• What is required
Read through the records below and copy each line that uses the word "this".

• Supplied material
------------------------------------------------

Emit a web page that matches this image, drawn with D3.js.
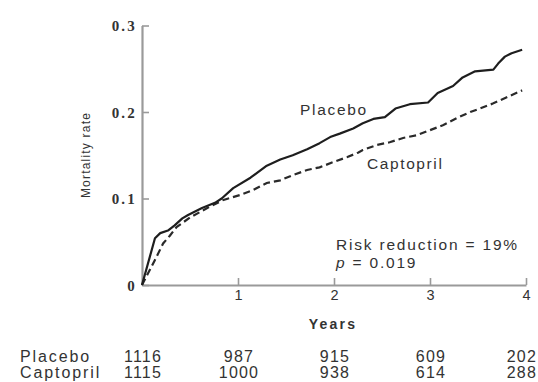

------------------------------------------------

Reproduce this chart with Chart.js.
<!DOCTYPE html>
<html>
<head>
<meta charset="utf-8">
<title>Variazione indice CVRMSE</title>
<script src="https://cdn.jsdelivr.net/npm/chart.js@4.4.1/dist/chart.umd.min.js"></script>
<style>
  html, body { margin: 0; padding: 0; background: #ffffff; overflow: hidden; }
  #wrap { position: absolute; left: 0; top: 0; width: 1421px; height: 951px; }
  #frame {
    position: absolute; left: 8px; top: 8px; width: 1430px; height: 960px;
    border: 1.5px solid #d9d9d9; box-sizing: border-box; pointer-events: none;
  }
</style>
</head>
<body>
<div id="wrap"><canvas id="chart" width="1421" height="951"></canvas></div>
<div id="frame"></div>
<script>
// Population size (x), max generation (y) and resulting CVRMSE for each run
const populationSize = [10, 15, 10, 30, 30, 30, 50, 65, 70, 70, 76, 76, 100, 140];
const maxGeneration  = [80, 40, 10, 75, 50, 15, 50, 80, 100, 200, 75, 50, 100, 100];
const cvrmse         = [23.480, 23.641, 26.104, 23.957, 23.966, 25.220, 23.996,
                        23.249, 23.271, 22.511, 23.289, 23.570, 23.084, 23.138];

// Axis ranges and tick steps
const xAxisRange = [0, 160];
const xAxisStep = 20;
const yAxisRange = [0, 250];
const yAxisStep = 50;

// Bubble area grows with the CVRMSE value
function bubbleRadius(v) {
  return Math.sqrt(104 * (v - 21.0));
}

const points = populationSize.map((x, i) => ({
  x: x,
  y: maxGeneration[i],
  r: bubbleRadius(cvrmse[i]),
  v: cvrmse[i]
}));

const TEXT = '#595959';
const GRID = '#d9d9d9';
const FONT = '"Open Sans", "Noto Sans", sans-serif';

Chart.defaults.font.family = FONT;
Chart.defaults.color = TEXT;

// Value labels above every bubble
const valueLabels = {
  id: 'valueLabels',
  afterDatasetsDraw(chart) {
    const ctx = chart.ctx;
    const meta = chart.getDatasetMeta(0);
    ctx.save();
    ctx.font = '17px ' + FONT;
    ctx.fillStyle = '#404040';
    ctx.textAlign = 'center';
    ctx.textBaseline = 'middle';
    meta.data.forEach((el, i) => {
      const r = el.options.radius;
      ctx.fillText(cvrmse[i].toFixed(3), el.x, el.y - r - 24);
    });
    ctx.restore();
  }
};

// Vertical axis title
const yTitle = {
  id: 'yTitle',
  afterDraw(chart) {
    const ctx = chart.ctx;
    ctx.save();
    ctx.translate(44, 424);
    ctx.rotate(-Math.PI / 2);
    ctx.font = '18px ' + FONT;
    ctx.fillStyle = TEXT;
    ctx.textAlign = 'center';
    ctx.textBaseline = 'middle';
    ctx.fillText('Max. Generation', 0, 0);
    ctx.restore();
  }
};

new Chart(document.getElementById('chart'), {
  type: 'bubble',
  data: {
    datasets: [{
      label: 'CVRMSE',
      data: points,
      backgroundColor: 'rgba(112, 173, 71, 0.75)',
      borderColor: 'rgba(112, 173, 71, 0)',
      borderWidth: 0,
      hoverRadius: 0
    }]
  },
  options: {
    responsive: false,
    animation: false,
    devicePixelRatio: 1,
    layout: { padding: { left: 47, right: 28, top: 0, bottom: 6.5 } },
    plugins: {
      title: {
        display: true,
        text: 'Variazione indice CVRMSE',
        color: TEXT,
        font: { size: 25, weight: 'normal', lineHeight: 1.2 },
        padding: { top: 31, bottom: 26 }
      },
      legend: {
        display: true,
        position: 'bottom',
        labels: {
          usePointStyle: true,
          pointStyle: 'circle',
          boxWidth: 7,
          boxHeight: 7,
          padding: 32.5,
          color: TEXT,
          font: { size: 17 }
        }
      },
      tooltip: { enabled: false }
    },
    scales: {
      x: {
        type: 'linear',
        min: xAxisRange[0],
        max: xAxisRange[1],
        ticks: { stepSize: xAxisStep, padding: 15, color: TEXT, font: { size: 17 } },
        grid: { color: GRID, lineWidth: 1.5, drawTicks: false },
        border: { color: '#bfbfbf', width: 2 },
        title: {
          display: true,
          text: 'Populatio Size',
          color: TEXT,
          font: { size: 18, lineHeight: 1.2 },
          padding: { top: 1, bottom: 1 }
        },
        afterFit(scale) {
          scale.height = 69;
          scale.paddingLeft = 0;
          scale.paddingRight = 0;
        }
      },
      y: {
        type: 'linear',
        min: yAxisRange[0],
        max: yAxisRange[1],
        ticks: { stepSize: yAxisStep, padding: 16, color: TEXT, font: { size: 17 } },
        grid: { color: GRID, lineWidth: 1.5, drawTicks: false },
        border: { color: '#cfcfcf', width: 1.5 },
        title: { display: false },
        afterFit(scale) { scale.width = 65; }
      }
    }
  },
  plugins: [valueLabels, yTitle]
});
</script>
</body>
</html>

------------------------------------------------

• Written solution
Emit a web page that matches this image, drawn with D3.js.
Reproduce this chart with Chart.js.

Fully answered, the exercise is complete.